Fascinated by the oddball legend of reclusive billionaire Howard Hughes, who checked into the Desert Inn and decided to buy a sizable chunk of the Strip? Well, Hughes’ suite is gone, as is the Desert Inn, replaced by the newly minted Wynn Las Vegas.
Of the early Vegas landmarks, few bear any resemblance to their beginnings.
Consider the Flamingo Hilton. It opened in 1946 as just the Flamingo, the dream project of gangster Bugsy Siegel, who modeled the pink paradise after Miami Beach resorts. But Bugsy didn’t get to enjoy the success. He was gunned down in a mob hit at the Los Angeles home of girlfriend Virginia Hill.
Visitors in search of some mob history won’t find it at the Flamingo Hilton. The last remnants of the fortress-like “Bugsy Suite” and his bullet-proof office were razed in 1993.
Fans of the flesh who want to see the place where bare breasts made a showroom debut will have to settle for all the other topless shows that still thrive in Vegas. The Dunes hotel, where the topless girls of Minsky’s Follies debuted in 1957, is long gone.
Among the survivors:
•Neon Museum: History buffs would do well to start their centennial search at the Neon Museum near downtown and its two junkyard lots – known as the Boneyard – where many of the famed neon signs from demolished landmarks reside in dusty, nonworking repose.
Tours are by appointment only, but 11 of the classic signs are restored and functioning at downtown’s Fremont Street Experience, and the Lied Discovery Children’s Museum has borrowed 30 unrestored pieces from the Boneyard for an exhibit called Neon Unplugged, which is running through July.
•Historic casino: The oldest casino that has maintained much of its look and ambience is downtown’s El Cortez, which opened in 1941. Inside there’s the musty feel of age as well, along with low-stakes gaming minimums – 25-cent craps – not found in the newer casinos.

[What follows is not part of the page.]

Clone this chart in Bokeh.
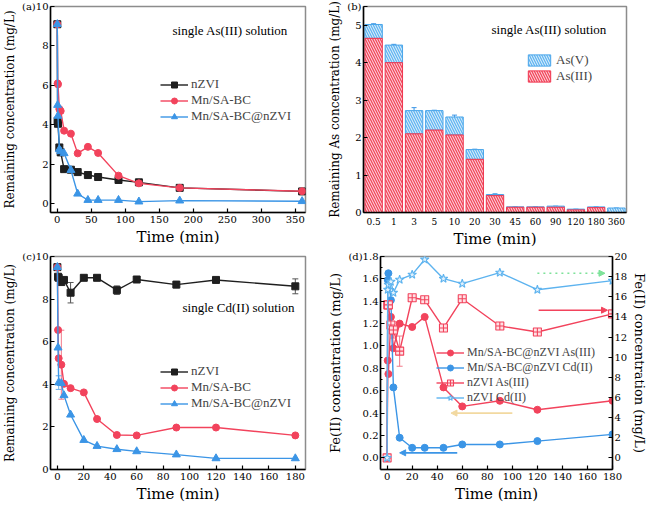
from bokeh.plotting import figure
from bokeh.models import (Range1d, LinearAxis, Label, Whisker, ColumnDataSource, Arrow,
                          NormalHead, FactorRange, TeeHead, FixedTicker)
from bokeh.layouts import column, row
from bokeh.embed import file_html
from bokeh.resources import INLINE

FONT = "Liberation Serif"
AXFONT = "DejaVu Serif"
BLACK = "#1f1f1f"
RED = "#f2435c"
BLUE = "#3b95e6"
LBLUE = "#5db3ef"

# ---------- (a) single As(III) solution ----------
t_a = [0, 0.5, 1, 3, 5, 10, 20, 30, 45, 60, 90, 120, 180, 360]
a_nzvi = [9.1, 4.2, 4.05, 2.85, 2.6, 1.75, 1.72, 1.6, 1.45, 1.35, 1.2, 1.08, 0.8, 0.62]
a_mn = [9.1, 6.1, 6.05, 4.8, 4.7, 3.7, 3.55, 2.55, 2.88, 2.57, 1.42, 1.03, 0.8, 0.63]
a_mnz = [9.1, 5.0, 4.45, 2.75, 2.65, 2.55, 1.7, 0.5, 0.18, 0.18, 0.18, 0.1, 0.15, 0.12]

# ---------- (b) As speciation ----------
b_times = ["0.5", "1", "3", "5", "10", "20", "30", "45", "60", "90", "120", "180", "360"]
b_as3 = [4.65, 4.0, 2.1, 2.2, 2.07, 1.42, 0.45, 0.14, 0.14, 0.14, 0.07, 0.13, 0.0]
b_as5 = [0.37, 0.47, 0.62, 0.52, 0.48, 0.26, 0.03, 0.01, 0.01, 0.03, 0.02, 0.02, 0.12]
b_err = [0.02, 0.02, 0.08, 0.01, 0.05, 0.01, 0.02, 0.0, 0.0, 0.0, 0.0, 0.0, 0.0]

# ---------- (c) single Cd(II) solution ----------
t_c = [0, 0.5, 1, 3, 5, 10, 20, 30, 45, 60, 90, 120, 180]
c_nzvi = [9.5, 9.05, 9.0, 8.8, 8.9, 8.3, 9.0, 9.0, 8.42, 8.92, 8.68, 8.9, 8.6]
c_nzvi_err = [0, 0, 0, 0.05, 0.05, 0.48, 0, 0, 0.2, 0.05, 0.15, 0, 0.35]
c_mn = [9.5, 6.55, 5.22, 4.92, 4.02, 3.82, 3.62, 2.37, 1.62, 1.6, 1.97, 1.97, 1.6]
c_mn_err = [0, 0, 0, 1.62, 0, 0, 0, 0, 0, 0, 0, 0, 0]
c_mnz = [9.5, 5.72, 4.08, 4.05, 3.48, 2.57, 1.38, 1.1, 0.95, 0.85, 0.7, 0.52, 0.52]
c_mnz_err = [0, 0, 0.32, 0, 0, 0, 0, 0, 0, 0, 0, 0, 0]

# ---------- (d) Fe(II) concentration ----------
t_d = [0, 0.5, 1, 3, 5, 10, 20, 30, 45, 60, 90, 120, 180]
d_mnz_as = [0.0, 0.87, 0.75, 1.26, 0.98, 1.2, 1.17, 1.26, 0.63, 0.46, 0.51, 0.43, 0.51]      # left axis
d_mnz_cd = [0.0, 1.59, 1.65, 1.41, 0.63, 0.18, 0.09, 0.09, 0.09, 0.12, 0.12, 0.15, 0.21]     # left axis
d_nzvi_as = [0.0, 15.2, 15.2, 13.2, 12.7, 10.6, 15.9, 15.7, 12.9, 15.8, 13.1, 12.5, 14.3]    # right axis
d_nzvi_as_err = [0, 0, 0, 0, 0.8, 1.5, 0, 0, 0, 0, 0, 0, 0]
d_nzvi_cd = [0.0, 16.7, 17.2, 17.5, 16.4, 17.7, 18.2, 19.7, 17.8, 17.3, 18.4, 16.7, 17.6]    # right axis

# arrows (left-axis units): x_start, x_end, y, colour, dash
arrows = [
    (120, 174, 1.65, "#7ee29a", "dotted"),
    (121, 176, 1.32, RED, "solid"),
    (100, 51, 0.40, "#f2d9a0", "solid"),
    (56, 10, 0.045, BLUE, "solid"),
]


def style(p, minor=False, ylab="12px"):
    p.outline_line_color = "#8c8c8c"
    p.outline_line_width = 1.5
    p.xgrid.visible = False
    p.ygrid.visible = False
    p.background_fill_color = "white"
    p.border_fill_color = "white"
    for ax in p.axis:
        ax.axis_line_width = 1.5
        ax.axis_line_color = "black"
        ax.major_tick_in = 4
        ax.major_tick_out = 0
        ax.major_tick_line_width = 1.2
        if minor:
            ax.minor_tick_in = 2
            ax.minor_tick_out = 0
        else:
            ax.minor_tick_line_color = None
        ax.major_label_text_font = AXFONT
        ax.major_label_text_font_size = "10px"
        ax.major_label_text_font_style = "normal"
        ax.major_label_text_color = "black"
        ax.axis_label_text_font = AXFONT
        ax.axis_label_text_font_size = ylab
        ax.axis_label_text_font_style = "normal"
        ax.axis_label_text_color = "black"
        ax.major_label_standoff = 2
        ax.axis_label_standoff = 2
    for ax in p.xaxis:
        ax.axis_label_text_font_size = "15px"
        ax.major_label_standoff = 3


def style_legend(lg, x, y, size="13px"):
    lg.location = (x, y)
    lg.background_fill_alpha = 0
    lg.border_line_color = None
    lg.label_text_font = FONT
    lg.label_text_font_size = size
    lg.label_height = 15
    lg.glyph_height = 15
    lg.glyph_width = 28
    lg.spacing = 0
    lg.padding = 2
    lg.margin = 0
    lg.label_standoff = 3


def note(p, text, x, y):
    p.add_layout(Label(x=x, y=y, x_units="screen", y_units="data", text=text,
                       text_font=FONT, text_font_size="13px", text_baseline="middle",
                       text_color="black"))


def errbars(p, x, y, e, color, **kw):
    xs = [xi for xi, ei in zip(x, e) if ei > 0]
    lo = [yi - ei for yi, ei in zip(y, e) if ei > 0]
    hi = [yi + ei for yi, ei in zip(y, e) if ei > 0]
    src = ColumnDataSource(dict(x=xs, lo=lo, hi=hi))
    p.add_layout(Whisker(source=src, base="x", lower="lo", upper="hi", line_color=color,
                         line_width=1,
                         upper_head=TeeHead(size=6, line_color=color, line_width=1),
                         lower_head=TeeHead(size=6, line_color=color, line_width=1), **kw))


# ================= (a) =================
pa = figure(width=325, height=250, x_range=Range1d(-10, 365), y_range=Range1d(-0.45, 10),
            output_backend="svg", toolbar_location=None,
            min_border_top=6, min_border_bottom=38, min_border_left=10, min_border_right=20)
pa.xaxis.axis_label = "Time (min)"
pa.yaxis.axis_label = "Remaining concentration (mg/L)"
pa.xaxis.ticker = FixedTicker(ticks=[0, 50, 100, 150, 200, 250, 300, 350])
pa.yaxis.ticker = FixedTicker(ticks=[0, 2, 4, 6, 8, 10])
pa.yaxis.major_label_overrides = {10: "(a)10"}
for ys, c, m, lab in [(a_nzvi, BLACK, "square", "nZVI"), (a_mn, RED, "circle", "Mn/SA-BC"),
                      (a_mnz, BLUE, "triangle", "Mn/SA-BC@nZVI")]:
    pa.line(t_a, ys, line_color=c, line_width=1.4, legend_label=lab)
    pa.scatter(t_a, ys, marker=m, size=7 if m != "triangle" else 8, color=c, legend_label=lab)
style(pa)
style_legend(pa.legend[0], 110, 88)
note(pa, "single As(III) solution", 122, 8.8)

# ================= (b) =================
tot = [a + b for a, b in zip(b_as3, b_as5)]
src_b = ColumnDataSource(dict(t=b_times, as3=b_as3, tot=tot,
                              lo=[v - e for v, e in zip(tot, b_err)],
                              hi=[v + e for v, e in zip(tot, b_err)]))
pb = figure(width=325, height=250, x_range=FactorRange(*b_times), y_range=Range1d(0, 5.5),
            output_backend="svg", toolbar_location=None,
            min_border_top=6, min_border_bottom=38, min_border_left=10, min_border_right=24)
pb.xaxis.axis_label = "Time (min)"
pb.yaxis.axis_label = "Remaining As concentration (mg/L)"
pb.yaxis.ticker = FixedTicker(ticks=[0, 1, 2, 3, 4, 5, 5.5])
pb.yaxis.major_label_overrides = {5.5: "(b)"}
pb.x_range.range_padding = 0.0
pb.vbar(x="t", bottom="as3", top="tot", width=0.86, source=src_b, fill_color="#62b5f0",
        line_color="#4aa6ea", line_width=1, hatch_pattern="\\", hatch_color="white",
        hatch_alpha=0.85, hatch_scale=5, hatch_weight=1, legend_label="As(V)")
pb.vbar(x="t", bottom=0, top="as3", width=0.86, source=src_b, fill_color="#f2465c",
        line_color="#f0364f", line_width=1, hatch_pattern="\\", hatch_color="white",
        hatch_alpha=0.85, hatch_scale=5, hatch_weight=1, legend_label="As(III)")
pb.add_layout(Whisker(source=src_b, base="t", lower="lo", upper="hi", line_color="#3b95e6",
                      upper_head=TeeHead(size=5, line_color="#3b95e6"),
                      lower_head=TeeHead(size=1, line_color=None)))
style(pb)
pb.xaxis.major_tick_line_color = None
pb.xaxis.major_label_standoff = 5
pb.xaxis.major_label_text_font_size = "9px"
style_legend(pb.legend[0], 162, 128)
pb.legend[0].glyph_height = 14
note(pb, "single As(III) solution", 128, 4.88)

# ================= (c) =================
pc = figure(width=325, height=255, x_range=Range1d(-5.2, 187.7), y_range=Range1d(0, 10),
            output_backend="svg", toolbar_location=None,
            min_border_top=6, min_border_bottom=36, min_border_left=10, min_border_right=20)
pc.xaxis.axis_label = "Time (min)"
pc.yaxis.axis_label = "Remaining concentration (mg/L)"
pc.xaxis.ticker = FixedTicker(ticks=list(range(0, 181, 20)))
pc.yaxis.ticker = FixedTicker(ticks=[0, 2, 4, 6, 8, 10])
pc.yaxis.major_label_overrides = {10: "(c)10"}
errbars(pc, t_c, c_nzvi, c_nzvi_err, "#555555")
errbars(pc, t_c, c_mn, c_mn_err, "#f27a8a")
errbars(pc, t_c, c_mnz, c_mnz_err, "#6aaee8")
for ys, c, m, lab in [(c_nzvi, BLACK, "square", "nZVI"), (c_mn, RED, "circle", "Mn/SA-BC"),
                      (c_mnz, BLUE, "triangle", "Mn/SA-BC@nZVI")]:
    pc.line(t_c, ys, line_color=c, line_width=1.4, legend_label=lab)
    pc.scatter(t_c, ys, marker=m, size=7 if m != "triangle" else 8, color=c, legend_label=lab)
style(pc)
style_legend(pc.legend[0], 110, 58)
note(pc, "single Cd(II) solution", 132, 7.6)

# ================= (d) =================
pd_ = figure(width=325, height=255, x_range=Range1d(-5.3, 180), y_range=Range1d(-0.104, 1.8),
             output_backend="svg", toolbar_location=None,
             min_border_top=6, min_border_bottom=36, min_border_left=10, min_border_right=0)
pd_.extra_y_ranges = {"right": Range1d(-1.156, 20)}
rax = LinearAxis(y_range_name="right", axis_label="Fe(II) concentration (mg/L)",
                 ticker=FixedTicker(ticks=list(range(0, 21, 2))))
pd_.add_layout(rax, "right")
pd_.xaxis.axis_label = "Time (min)"
pd_.yaxis[0].axis_label = "Fe(II) concentration (mg/L)"
pd_.xaxis.ticker = FixedTicker(ticks=list(range(0, 181, 20)))
pd_.yaxis[0].ticker = FixedTicker(ticks=[0, 0.2, 0.4, 0.6, 0.8, 1.0, 1.2, 1.4, 1.6, 1.8],
                                  minor_ticks=[i / 10 for i in range(0, 19)])
pd_.yaxis[0].major_label_overrides = {0: "0.0", 1: "1.0", 1.8: "(d)1.8"}
for xs, xe, y, c, dash in arrows:
    pd_.add_layout(Arrow(x_start=xs, x_end=xe, y_start=y, y_end=y, line_color=c, line_width=1.6,
                         line_dash=dash,
                         end=NormalHead(size=6, fill_color=c, line_color=c)))
errbars(pd_, t_d, d_nzvi_as, d_nzvi_as_err, "#f27a8a", y_range_name="right")
pd_.line(t_d, d_mnz_as, line_color=RED, line_width=1.4, legend_label="Mn/SA-BC@nZVI As(III)")
pd_.scatter(t_d, d_mnz_as, marker="circle", size=7, color=RED, legend_label="Mn/SA-BC@nZVI As(III)")
pd_.line(t_d, d_mnz_cd, line_color=BLUE, line_width=1.4, legend_label="Mn/SA-BC@nZVI Cd(II)")
pd_.scatter(t_d, d_mnz_cd, marker="circle", size=7, color=BLUE, legend_label="Mn/SA-BC@nZVI Cd(II)")
pd_.line(t_d, d_nzvi_as, line_color=RED, line_width=1.4, y_range_name="right", legend_label="nZVI As(III)")
pd_.scatter(t_d, d_nzvi_as, marker="square_cross", size=8, line_color=RED, fill_color="#ffe0e4",
            line_width=1.1, y_range_name="right", legend_label="nZVI As(III)")
pd_.line(t_d, d_nzvi_cd, line_color=LBLUE, line_width=1.4, y_range_name="right", legend_label="nZVI Cd(II)")
pd_.scatter(t_d, d_nzvi_cd, marker="star", size=9, line_color=LBLUE, fill_color="#dff0fc",
            line_width=1.1, y_range_name="right", legend_label="nZVI Cd(II)")
style(pd_, minor=True, ylab="13px")
style_legend(pd_.legend[0], 56, 64, size="12px")

layout = column(row(pa, pb), row(pc, pd_))
open("out.html", "w").write(file_html(layout, INLINE))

•Oldest hotel: Then there’s the city’s oldest hotel, the Golden Gate Hotel and Casino, which opened in 1906 as the Hotel Nevada. Although it has been renovated several times, it still offers patrons an Old Vegas bargain: a 99-cent shrimp cocktail.
•Liberace Museum: Tributes to entertainers who made Las Vegas famous – Elvis, Sinatra and his Rat Pack – can be found in shows at many resorts today, but to get a real feel for the days of rhinestone wildness a visit to the Liberace Museum is a must.
Set in a nondescript shopping center well off the Strip, the museum is in two single-story buildings that contain his glittering cars, pianos and outrageous costumes. It is staffed by dedicated docents who know all manner of details about the flamboyant piano man who was known as Mr. Showmanship from the 1950s through the mid 1980s.
When he opened at the Riviera Hotel in 1955, he was the highest-paid entertainer in Vegas. But it has been more than 20 years since Liberace – who died in 1987 – was a headliner, and many of today’s Vegas visitors don’t know him.